Flour milling industry sees difficult year ahead

Hammered by the peso devaluation and high interest rates, the local flour milling industry expects a difficult year this 2001.

The trend in the industry has been a two to three-percent growth every year, said Ricardo Pinca, executive director of the Philippine Association of Flour Millers (Pafmil). "But this year, the economic crisis may take its toll on the business."

The industry, which its raw materials (wheat), from the United States and other countries, has to contend with a weak peso and the diminishing purchasing power of most Filipinos. The end-products of flour – such as bread, cakes, and noodles – appear to have been relegated to the bottom of the people’s grocery list since they only have money for the basic necessities in life.

Pinca told The STAR that many flour milling companies have been operating at only 50 percent of their capacity.

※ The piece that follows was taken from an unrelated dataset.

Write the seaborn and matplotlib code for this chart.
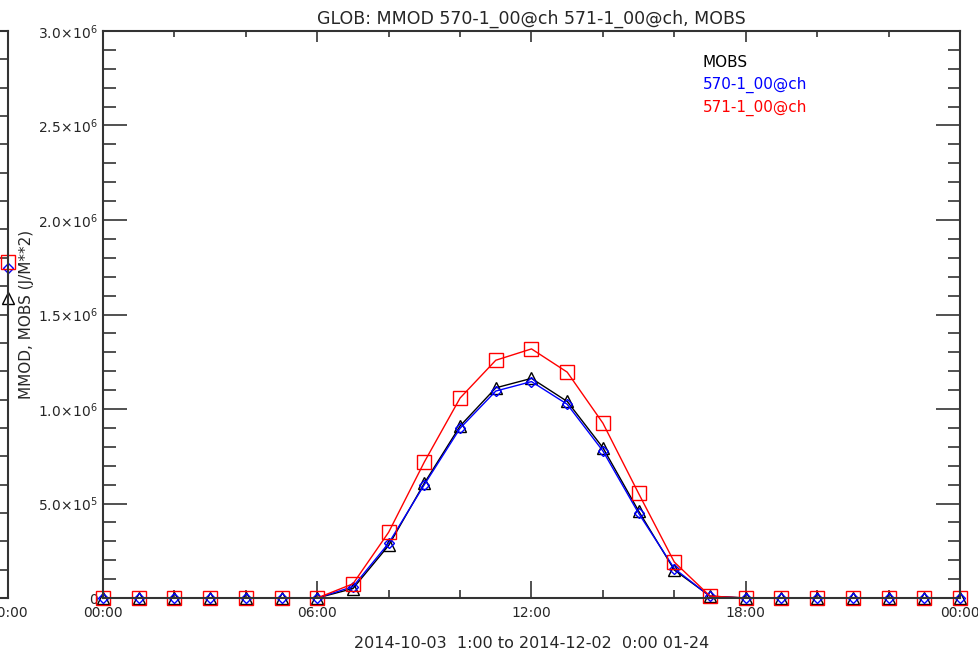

A source, asking not to be named, said a major player in the industry has been seriously considering the closure of its business or laying many of its workers.

"But still, the industry has grown," Pinca pointed out, adding that since the flour milling industry has been liberalized more than a decade ago, it has registered growth rates way below the level of "prosperity" attained when the government monopolized it.

"During the period before then President Marcos liberalized the industry, we enjoyed 25-percent growth rates every year," Pinca said. "But, when other businessmen recognized the progress of the industry, they came in, creating competition in the process which has intensified now."